This sprint I was assigned a modular set to create the basic interior rooms out of, with three different textures for the walls. (a Square Brick Texture, a Cement Texture, and a Metal Wall Texture)
The actual modeling itself was as basic as it gets, I just made a few different shapes and sizes of wall along with a doorframe, with a couple floors and ceilings to complete the set.
The interesting stuff this week was the textures, all of which I made in designer! The brick texture was probably the most complicated, and the one I’m most proud of.
Starting with a brick generator, I used some gaussian spots to add some variance to the shape of bricks (using the spots to “cut out” chunks of the perfectly square bricks) and that worked pretty well!

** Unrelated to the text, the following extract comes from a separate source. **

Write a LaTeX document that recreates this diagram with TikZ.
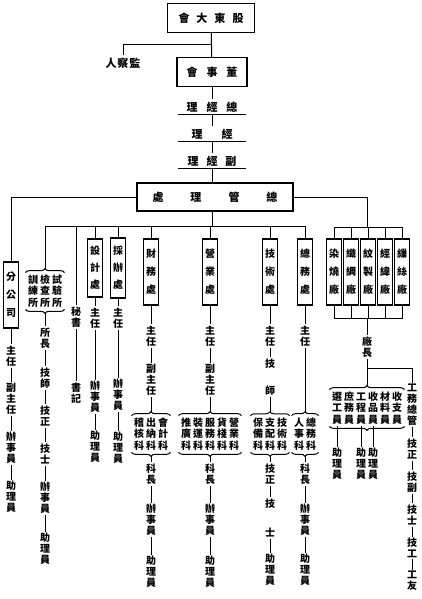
\documentclass[tikz,border=0pt]{standalone}
\usepackage{fontspec}
\setmainfont{Noto Sans CJK TC}
\newfontfamily\kefont[LetterSpace=20]{Noto Sans CJK TC}
\usetikzlibrary{decorations.pathreplacing}
\tikzset{chu/.style={draw,line width=1.2pt,align=center,inner sep=1pt,minimum width=15pt,minimum height=66pt,font=\bfseries\fontsize{10}{18}\selectfont}}
\tikzset{zhi/.style={align=center,inner sep=1pt,font=\bfseries\fontsize{10}{11}\selectfont}}
\tikzset{ke/.style={align=center,inner xsep=2pt,inner ysep=1.5pt,font=\kefont\bfseries\fontsize{10}{11.5}\selectfont}}
\tikzset{ding/.style={inner sep=2pt,font=\bfseries\fontsize{11}{12}\selectfont}}
\tikzset{kuohao/.style={decorate,decoration={brace,amplitude=4pt}}}

\begin{document}
\begin{tikzpicture}[x=1pt,y=-1pt,line width=1pt]
\useasboundingbox (0,0) rectangle (421,599);
% \draw[help lines] (0,0) grid (421,599);
\node (gd) [ding,draw,line width=1.2pt,minimum width=87pt,minimum height=29pt] at (211,18) {會\hspace{7pt}大\hspace{7pt}東\hspace{7pt}股};
\node (jcr) [ding] at (123,63) {人\hspace{1pt}察\hspace{1pt}監};
\node (dsh) [ding,draw,line width=1.2pt,minimum width=70pt,minimum height=29pt] at (212,72) {會\hspace{9pt}事\hspace{9pt}董};
\node (zjl) [ding,minimum width=67pt] at (212,107) {理\hspace{9pt}經\hspace{9pt}總};
\node (jl) [ding,minimum width=67pt] at (212,134) {理\hspace{19pt}經};
\node (fjl) [ding,minimum width=67pt] at (212,161) {理\hspace{8pt}經\hspace{8pt}副};
\node (glc) [ding,draw,line width=1.2pt,minimum width=156pt,minimum height=28pt] at (215,197) {處\hspace{27pt}理\hspace{27pt}管\hspace{27pt}總};
\coordinate (jb) at (212,45);
\coordinate (zb) at (212,226);
\coordinate (yb) at (367,227);
\coordinate (xb) at (367,318);
\coordinate (cb) at (367,368);
%
\node (fgs) [chu] at (11,295) {分\\公\\司};
\node (fgs1) [zhi] at (11,356) {主\\任};
\node (fgs2) [zhi] at (11,399) {副\\主\\任};
\node (fgs3) [zhi] at (11,448) {辦\\事\\員};
\node (fgs4) [zhi] at (11,497) {助\\理\\員};
%
\node (syg) [ke] at (45,291) {訓檢試\\練查驗\\所所所};
\node (sy1) [zhi] at (45,338) {所\\長};
\node (sy2) [zhi] at (45,378) {技\\師};
\node (sy3) [zhi] at (45,416) {技\\正};
\node (sy4) [zhi] at (45,454) {技\\士};
\node (sy5) [zhi] at (45,498) {辦\\事\\員};
\node (sy6) [zhi] at (45,549) {助\\理\\員};
%
\node (ms) [zhi] at (76,317) {秘\\書};
\node (ms1) [zhi] at (76,393) {書\\記};
%
\node (sjc) [chu,minimum height=58pt,font=\bfseries\fontsize{10}{17}\selectfont] at (95,268) {設\\計\\處};
\node (sj1) [zhi] at (95,318) {主\\任};
\node (sj2) [zhi] at (95,397) {辦\\事\\員};
\node (sj3) [zhi] at (95,447) {助\\理\\員};
%
\node (cbc) [chu,minimum height=60pt,font=\bfseries\fontsize{10}{17}\selectfont] at (118,268) {採\\辦\\處};
\node (cb1) [zhi] at (118,318) {主\\任};
\node (cb2) [zhi] at (118,395) {辦\\事\\員};
\node (cb3) [zhi] at (118,448) {助\\理\\員};
%
\node (cwc) [chu] at (151,272) {財\\務\\處};
\node (cw1) [zhi] at (151,336) {主\\任};
\node (cw2) [zhi] at (151,380) {副\\主\\任};
\node (cwk) [ke] at (151,434) {稽出會\\核納計\\科科科};
\node (cw3) [zhi] at (151,474) {科\\長};
\node (cw4) [zhi] at (151,520) {辦\\事\\員};
\node (cw5) [zhi] at (151,572) {助\\理\\員};
%
\node (yyc) [chu] at (210,272) {營\\業\\處};
\node (yy1) [zhi] at (210,336) {主\\任};
\node (yy2) [zhi] at (210,380) {副\\主\\任};
\node (yyk) [ke] at (210,434) {推裝服貨營\\廣運務棧業\\科科科科科};
\node (yy3) [zhi] at (210,474) {科\\長};
\node (yy4) [zhi] at (210,520) {辦\\事\\員};
\node (yy5) [zhi] at (210,572) {助\\理\\員};
%
\node (jsc) [chu] at (270,272) {技\\術\\處};
\node (js1) [zhi] at (270,336) {主\\任};
\node (js2) [zhi] at (270,377) {技\\[16pt]師};
\node (jsk) [ke] at (270,434) {保支技\\備配術\\科科科};
\node (js3) [zhi] at (270,474) {技\\正};
\node (js4) [zhi] at (270,518) {技\\[18pt]士};
\node (js5) [zhi] at (270,570) {助\\理\\員};
%
\node (zwc) [chu] at (305,272) {總\\務\\處};
\node (zw1) [zhi] at (305,336) {主\\任};
\node (zwk) [ke] at (305,434) {人總\\事務\\科科};
\node (zw2) [zhi] at (305,474) {科\\長};
\node (zw3) [zhi] at (305,520) {辦\\事\\員};
\node (zw4) [zhi] at (305,570) {助\\理\\員};
%
\node (ch1) [chu] at (334,272) {染\\燒\\廠};
\node (ch2) [chu] at (351,272) {織\\綢\\廠};
\node (ch3) [chu] at (368,272) {紋\\製\\廠};
\node (ch4) [chu] at (385,272) {經\\緯\\廠};
\node (ch5) [chu] at (402,272) {繅\\絲\\廠};
\node (cz) [zhi] at (367,347) {廠\\長};
\node (czk) [ke] at (367,408) {選庶工收材收\\工務程品料支\\員員員員員員};
\node (za1) [zhi] at (337,464) {助\\理\\員};
\node (za2) [zhi] at (361,464) {助\\理\\員};
\node (za3) [zhi] at (373,464) {助\\理\\員};
\node (gw1) [zhi] at (412,405) {工\\務\\總\\管};
\node (gw2) [zhi] at (412,449) {技\\正};
\node (gw3) [zhi] at (412,482) {技\\副};
\node (gw4) [zhi] at (412,515) {技\\士};
\node (gw5) [zhi] at (412,548) {技\\工};
\node (gw6) [zhi] at (412,581) {工\\友};
%
\foreach \g in {syg,cwk,yyk,jsk,zwk,czk} {
  \draw[kuohao] (\g.north west) -- (\g.north east);
  \draw[kuohao] (\g.south east) -- (\g.south west);
}
\foreach \n in {zjl,jl,fjl} \draw (\n.south west) -- (\n.south east);
%
\draw (gd) -- (dsh);
\draw (jb) -| (jcr);
\draw (dsh) -- (zjl);
\draw (zjl) -- (jl);
\draw (jl) -- (fjl);
\draw (fjl.south) -- (fjl.south |- glc.north);
\draw (zb |- glc.south) -- (zb);
\draw (glc.west) -| (fgs);
\draw (glc.east) -| (yb);
\draw ([yshift=4pt]syg.north) |- (zwc.north |- zb) -- (zwc);
\foreach \n in {ms,sjc,cbc,cwc,yyc,jsc} \draw (\n) -- (\n |- zb);
\draw (ch1) |- (ch5 |- yb) -- (ch5);
\foreach \n in {ch2,ch3,ch4} \draw (\n) -- (\n |- yb);
\draw (ch1) |- (ch5 |- xb) -- (ch5);
\foreach \n in {ch2,ch3,ch4} \draw (\n) -- (\n |- xb);
\draw (xb) -- (cz);
\draw (cz) -- ([yshift=4pt]czk.north);
\draw (cb) -| (gw1);
\foreach \n in {za1,za2,za3} \draw (\n) -- (\n |- czk.south);
%
\foreach \a/\b in {fgs/fgs1,fgs1/fgs2,fgs2/fgs3,fgs3/fgs4,sy1/sy2,sy2/sy3,sy3/sy4,sy4/sy5,sy5/sy6,ms/ms1,sjc/sj1,sj1/sj2,sj2/sj3,cbc/cb1,cb1/cb2,cb2/cb3,cwc/cw1,cw1/cw2,cw3/cw4,cw4/cw5,yyc/yy1,yy1/yy2,yy3/yy4,yy4/yy5,jsc/js1,js1/js2,js3/js4,js4/js5,zwc/zw1,zw2/zw3,zw3/zw4,gw1/gw2,gw2/gw3,gw3/gw4,gw4/gw5,gw5/gw6}
  \draw (\a) -- (\b);
\foreach \a/\g/\b in {cw2/cwk/cw3,yy2/yyk/yy3,js2/jsk/js3,zw1/zwk/zw2} {
  \draw (\a) -- ([yshift=4pt]\g.north);
  \draw ([yshift=-4pt]\g.south) -- (\b);
}
\draw ([yshift=-4pt]syg.south) -- (sy1);
\end{tikzpicture}
\end{document}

After that, I used a grainy looking noise map to fill in the black part of this mask to add in the noisy texture of mortar between bricks
Next, to add some color variation to the bricks, I used a flood fill node, which was able to identify all the individual bricks!
Afterwards, I plugged the result into a flood fill to random grayscale node, and then I had a bunch of bricks ranging from white to gray to black. Using that as a mask in a blend node, I was able to color the bricks differently with a gradient between two colors!
Finally, after adding blending some more grunge maps on top for additional texture, I blended the bricks and mortar back together for the final texture!
The concrete texture was much simpler, I took two gray colors and blended them together a few times using a series of different grunge/noise maps
The ridged metal texture was a pretty interesting challenge! Similarly to the sheet metal, I started with a tiling gradient. To give it some more flatness, I used a levels node to thicken the white portions of the texture
Next, to create the rivets in the wall, I started with the actual screw hole. By stretching out a small blurred dot, rotating it, and then blending it over the original, I was able to get a pretty good result
Next, I inverted this grayscale texture so that I could use it to punch a hole into a circle
Using some transform 2D nodes to shrink the screws, then offset and tile them over the whole texture, I had the screws for the wall done!
Finally, I using some very squished directional scratches, I added a grain to the metal, and then added some scratches as a finishing touch
The final product looked pretty decent!